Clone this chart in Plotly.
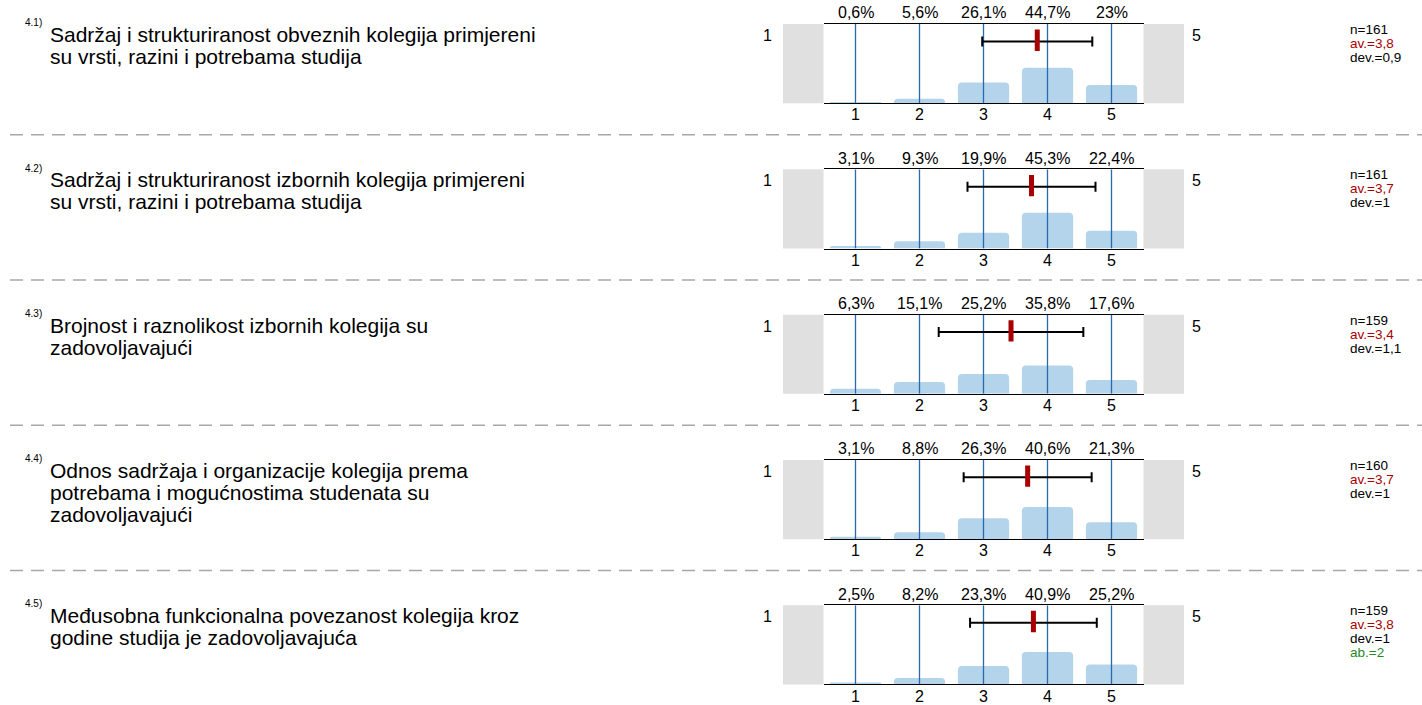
import plotly.graph_objects as go

W, H = 1422, 705

# ---------------- data ----------------
item_nums = ["4.1)", "4.2)", "4.3)", "4.4)", "4.5)"]
item_titles = [
    ["Sadržaj i strukturiranost obveznih kolegija primjereni", "su vrsti, razini i potrebama studija"],
    ["Sadržaj i strukturiranost izbornih kolegija primjereni", "su vrsti, razini i potrebama studija"],
    ["Brojnost i raznolikost izbornih kolegija su", "zadovoljavajući"],
    ["Odnos sadržaja i organizacije kolegija prema", "potrebama i mogućnostima studenata su", "zadovoljavajući"],
    ["Međusobna funkcionalna povezanost kolegija kroz", "godine studija je zadovoljavajuća"],
]
scale = [1, 2, 3, 4, 5]
pct_1 = [0.6, 5.6, 26.1, 44.7, 23]
pct_2 = [3.1, 9.3, 19.9, 45.3, 22.4]
pct_3 = [6.3, 15.1, 25.2, 35.8, 17.6]
pct_4 = [3.1, 8.8, 26.3, 40.6, 21.3]
pct_5 = [2.5, 8.2, 23.3, 40.9, 25.2]
pcts = [pct_1, pct_2, pct_3, pct_4, pct_5]
means = [3.84, 3.75, 3.43, 3.69, 3.78]
devs = [0.86, 1.0, 1.13, 1.0, 0.99]
n_text = ["161", "161", "159", "160", "159"]
av_text = ["3,8", "3,7", "3,4", "3,7", "3,8"]
dev_text = ["0,9", "1", "1,1", "1", "1"]
ab_text = [None, None, None, None, "2"]
left_label, right_label = "1", "5"

# ---------------- style / layout ----------------
FONT = "Liberation Sans, Arial, sans-serif"
ROW_STEP = 146.75
BOX_TOP, BOX_BOT = 24.3, 104.3
X0, X1 = 823.5, 1143.5
GRAY_L0, GRAY_R1 = 783, 1184
BAR_COLOR = "#b4d4ec"
VLINE_COLOR = "#2c68ad"
RED = "#a80000"
GREEN = "#1f8c1f"
SMALL = 16

def px(x):
    return x / W

def py(y):
    return 1 - y / H

def fmt(v):
    return f"{v:g}".replace(".", ",")

fig = go.Figure()
layout = dict(
    width=W, height=H, margin=dict(l=0, r=0, t=0, b=0),
    paper_bgcolor="white", plot_bgcolor="white",
    showlegend=False, font=dict(family=FONT, color="black"),
)
shapes, annotations = [], []

for i in range(5):
    off = i * ROW_STEP
    xa = "x" if i == 0 else f"x{i+1}"
    ya = "y" if i == 0 else f"y{i+1}"
    xk = "xaxis" if i == 0 else f"xaxis{i+1}"
    yk = "yaxis" if i == 0 else f"yaxis{i+1}"
    layout[xk] = dict(
        domain=[px(X0), px(X1)], range=[0.5, 5.5], anchor=ya,
        tickvals=scale, ticktext=[str(s) for s in scale],
        showline=True, mirror=True, linecolor="black", linewidth=1,
        showgrid=False, zeroline=False, ticks="", fixedrange=True,
        ticklabelstandoff=-3,
        tickfont=dict(size=SMALL, family=FONT, color="black"),
    )
    layout[yk] = dict(
        domain=[py(BOX_BOT + off), py(BOX_TOP + off)], range=[0, 100],
        anchor=xa, visible=False, fixedrange=True,
    )
    # bars
    fig.add_trace(go.Bar(
        x=scale, y=pcts[i], width=0.8, xaxis=xa, yaxis=ya,
        marker=dict(color=BAR_COLOR, line=dict(width=0), cornerradius=4),
        hoverinfo="skip",
    ))
    # vertical reference lines at each scale value
    vx, vy = [], []
    for s in scale:
        vx += [s, s, None]
        vy += [0, 100, None]
    fig.add_trace(go.Scatter(
        x=vx, y=vy, mode="lines", xaxis=xa, yaxis=ya,
        line=dict(color=VLINE_COLOR, width=1.3), hoverinfo="skip",
    ))
    # deviation bar
    fig.add_trace(go.Scatter(
        x=[means[i]], y=[78], mode="markers", xaxis=xa, yaxis=ya,
        marker=dict(size=1, color="black"),
        error_x=dict(type="data", array=[devs[i]], color="black", thickness=2, width=5),
        hoverinfo="skip",
    ))
    # mean marker
    fig.add_trace(go.Scatter(
        x=[means[i], means[i]], y=[66, 93], mode="lines", xaxis=xa, yaxis=ya,
        line=dict(color=RED, width=5), hoverinfo="skip",
    ))
    # grey side blocks
    for a, b in [(GRAY_L0, X0), (X1, GRAY_R1)]:
        shapes.append(dict(
            type="rect", xref="paper", yref="paper",
            x0=px(a), x1=px(b), y0=py(BOX_BOT + off), y1=py(BOX_TOP + off),
            fillcolor="#e0e0e0", line=dict(width=0), layer="below",
        ))
    # percentage labels
    for s, p in zip(scale, pcts[i]):
        annotations.append(dict(
            xref=xa, yref="paper", x=s, y=py(13 + off), text=fmt(p) + "%",
            showarrow=False, xanchor="center", yanchor="middle",
            font=dict(size=SMALL, family=FONT, color="black"),
        ))
    # scale end labels
    annotations.append(dict(
        xref="paper", yref="paper", x=px(774), y=py(36 + off), text=left_label,
        showarrow=False, xanchor="right", yanchor="middle",
        font=dict(size=SMALL, family=FONT, color="black"),
    ))
    annotations.append(dict(
        xref="paper", yref="paper", x=px(1190), y=py(36 + off), text=right_label,
        showarrow=False, xanchor="left", yanchor="middle",
        font=dict(size=SMALL, family=FONT, color="black"),
    ))
    # item number
    annotations.append(dict(
        xref="paper", yref="paper", x=px(23), y=py(23 + off), text=item_nums[i],
        showarrow=False, xanchor="left", yanchor="middle",
        font=dict(size=10, family=FONT, color="black"),
    ))
    # title lines
    for j, line in enumerate(item_titles[i]):
        annotations.append(dict(
            xref="paper", yref="paper", x=px(48), y=py(35 + off + j * 22), text=line,
            showarrow=False, xanchor="left", yanchor="middle",
            font=dict(size=21, family=FONT, color="black"),
        ))
    # stats
    stats = [("n=" + n_text[i], "black"), ("av.=" + av_text[i], RED), ("dev.=" + dev_text[i], "black")]
    if ab_text[i] is not None:
        stats.append(("ab.=" + ab_text[i], GREEN))
    for j, (t, c) in enumerate(stats):
        annotations.append(dict(
            xref="paper", yref="paper", x=px(1348), y=py(30 + off + j * 14), text=t,
            showarrow=False, xanchor="left", yanchor="middle",
            font=dict(size=13.5, family=FONT, color=c),
        ))
    # dashed separator
    if i < 4:
        shapes.append(dict(
            type="line", xref="paper", yref="paper",
            x0=px(10), x1=1, y0=py(136 + off), y1=py(136 + off),
            line=dict(color="#a8a8a8", width=1.5, dash="13px,8px"),
        ))

layout["shapes"] = shapes
layout["annotations"] = annotations
fig.update_layout(**layout)

fig.write_html(
    "out.html",
    config={"displayModeBar": False},
    post_script="document.body.style.margin='0';document.body.style.overflow='hidden';",
)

• [Requirements] Skip the images and write out the rest of the listing exactly.

• [Solution to the problem]
Clone this chart in Plotly.
import plotly.graph_objects as go

W, H = 1422, 705

# ---------------- data ----------------
item_nums = ["4.1)", "4.2)", "4.3)", "4.4)", "4.5)"]
item_titles = [
    ["Sadržaj i strukturiranost obveznih kolegija primjereni", "su vrsti, razini i potrebama studija"],
    ["Sadržaj i strukturiranost izbornih kolegija primjereni", "su vrsti, razini i potrebama studija"],
    ["Brojnost i raznolikost izbornih kolegija su", "zadovoljavajući"],
    ["Odnos sadržaja i organizacije kolegija prema", "potrebama i mogućnostima studenata su", "zadovoljavajući"],
    ["Međusobna funkcionalna povezanost kolegija kroz", "godine studija je zadovoljavajuća"],
]
scale = [1, 2, 3, 4, 5]
pct_1 = [0.6, 5.6, 26.1, 44.7, 23]
pct_2 = [3.1, 9.3, 19.9, 45.3, 22.4]
pct_3 = [6.3, 15.1, 25.2, 35.8, 17.6]
pct_4 = [3.1, 8.8, 26.3, 40.6, 21.3]
pct_5 = [2.5, 8.2, 23.3, 40.9, 25.2]
pcts = [pct_1, pct_2, pct_3, pct_4, pct_5]
means = [3.84, 3.75, 3.43, 3.69, 3.78]
devs = [0.86, 1.0, 1.13, 1.0, 0.99]
n_text = ["161", "161", "159", "160", "159"]
av_text = ["3,8", "3,7", "3,4", "3,7", "3,8"]
dev_text = ["0,9", "1", "1,1", "1", "1"]
ab_text = [None, None, None, None, "2"]
left_label, right_label = "1", "5"

# ---------------- style / layout ----------------
FONT = "Liberation Sans, Arial, sans-serif"
ROW_STEP = 146.75
BOX_TOP, BOX_BOT = 24.3, 104.3
X0, X1 = 823.5, 1143.5
GRAY_L0, GRAY_R1 = 783, 1184
BAR_COLOR = "#b4d4ec"
VLINE_COLOR = "#2c68ad"
RED = "#a80000"
GREEN = "#1f8c1f"
SMALL = 16

def px(x):
    return x / W

def py(y):
    return 1 - y / H

def fmt(v):
    return f"{v:g}".replace(".", ",")

fig = go.Figure()
layout = dict(
    width=W, height=H, margin=dict(l=0, r=0, t=0, b=0),
    paper_bgcolor="white", plot_bgcolor="white",
    showlegend=False, font=dict(family=FONT, color="black"),
)
shapes, annotations = [], []

for i in range(5):
    off = i * ROW_STEP
    xa = "x" if i == 0 else f"x{i+1}"
    ya = "y" if i == 0 else f"y{i+1}"
    xk = "xaxis" if i == 0 else f"xaxis{i+1}"
    yk = "yaxis" if i == 0 else f"yaxis{i+1}"
    layout[xk] = dict(
        domain=[px(X0), px(X1)], range=[0.5, 5.5], anchor=ya,
        tickvals=scale, ticktext=[str(s) for s in scale],
        showline=True, mirror=True, linecolor="black", linewidth=1,
        showgrid=False, zeroline=False, ticks="", fixedrange=True,
        ticklabelstandoff=-3,
        tickfont=dict(size=SMALL, family=FONT, color="black"),
    )
    layout[yk] = dict(
        domain=[py(BOX_BOT + off), py(BOX_TOP + off)], range=[0, 100],
        anchor=xa, visible=False, fixedrange=True,
    )
    # bars
    fig.add_trace(go.Bar(
        x=scale, y=pcts[i], width=0.8, xaxis=xa, yaxis=ya,
        marker=dict(color=BAR_COLOR, line=dict(width=0), cornerradius=4),
        hoverinfo="skip",
    ))
    # vertical reference lines at each scale value
    vx, vy = [], []
    for s in scale:
        vx += [s, s, None]
        vy += [0, 100, None]
    fig.add_trace(go.Scatter(
        x=vx, y=vy, mode="lines", xaxis=xa, yaxis=ya,
        line=dict(color=VLINE_COLOR, width=1.3), hoverinfo="skip",
    ))
    # deviation bar
    fig.add_trace(go.Scatter(
        x=[means[i]], y=[78], mode="markers", xaxis=xa, yaxis=ya,
        marker=dict(size=1, color="black"),
        error_x=dict(type="data", array=[devs[i]], color="black", thickness=2, width=5),
        hoverinfo="skip",
    ))
    # mean marker
    fig.add_trace(go.Scatter(
        x=[means[i], means[i]], y=[66, 93], mode="lines", xaxis=xa, yaxis=ya,
        line=dict(color=RED, width=5), hoverinfo="skip",
    ))
    # grey side blocks
    for a, b in [(GRAY_L0, X0), (X1, GRAY_R1)]:
        shapes.append(dict(
            type="rect", xref="paper", yref="paper",
            x0=px(a), x1=px(b), y0=py(BOX_BOT + off), y1=py(BOX_TOP + off),
            fillcolor="#e0e0e0", line=dict(width=0), layer="below",
        ))
    # percentage labels
    for s, p in zip(scale, pcts[i]):
        annotations.append(dict(
            xref=xa, yref="paper", x=s, y=py(13 + off), text=fmt(p) + "%",
            showarrow=False, xanchor="center", yanchor="middle",
            font=dict(size=SMALL, family=FONT, color="black"),
        ))
    # scale end labels
    annotations.append(dict(
        xref="paper", yref="paper", x=px(774), y=py(36 + off), text=left_label,
        showarrow=False, xanchor="right", yanchor="middle",
        font=dict(size=SMALL, family=FONT, color="black"),
    ))
    annotations.append(dict(
        xref="paper", yref="paper", x=px(1190), y=py(36 + off), text=right_label,
        showarrow=False, xanchor="left", yanchor="middle",
        font=dict(size=SMALL, family=FONT, color="black"),
    ))
    # item number
    annotations.append(dict(
        xref="paper", yref="paper", x=px(23), y=py(23 + off), text=item_nums[i],
        showarrow=False, xanchor="left", yanchor="middle",
        font=dict(size=10, family=FONT, color="black"),
    ))
    # title lines
    for j, line in enumerate(item_titles[i]):
        annotations.append(dict(
            xref="paper", yref="paper", x=px(48), y=py(35 + off + j * 22), text=line,
            showarrow=False, xanchor="left", yanchor="middle",
            font=dict(size=21, family=FONT, color="black"),
        ))
    # stats
    stats = [("n=" + n_text[i], "black"), ("av.=" + av_text[i], RED), ("dev.=" + dev_text[i], "black")]
    if ab_text[i] is not None:
        stats.append(("ab.=" + ab_text[i], GREEN))
    for j, (t, c) in enumerate(stats):
        annotations.append(dict(
            xref="paper", yref="paper", x=px(1348), y=py(30 + off + j * 14), text=t,
            showarrow=False, xanchor="left", yanchor="middle",
            font=dict(size=13.5, family=FONT, color=c),
        ))
    # dashed separator
    if i < 4:
        shapes.append(dict(
            type="line", xref="paper", yref="paper",
            x0=px(10), x1=1, y0=py(136 + off), y1=py(136 + off),
            line=dict(color="#a8a8a8", width=1.5, dash="13px,8px"),
        ))

layout["shapes"] = shapes
layout["annotations"] = annotations
fig.update_layout(**layout)

fig.write_html(
    "out.html",
    config={"displayModeBar": False},
    post_script="document.body.style.margin='0';document.body.style.overflow='hidden';",
)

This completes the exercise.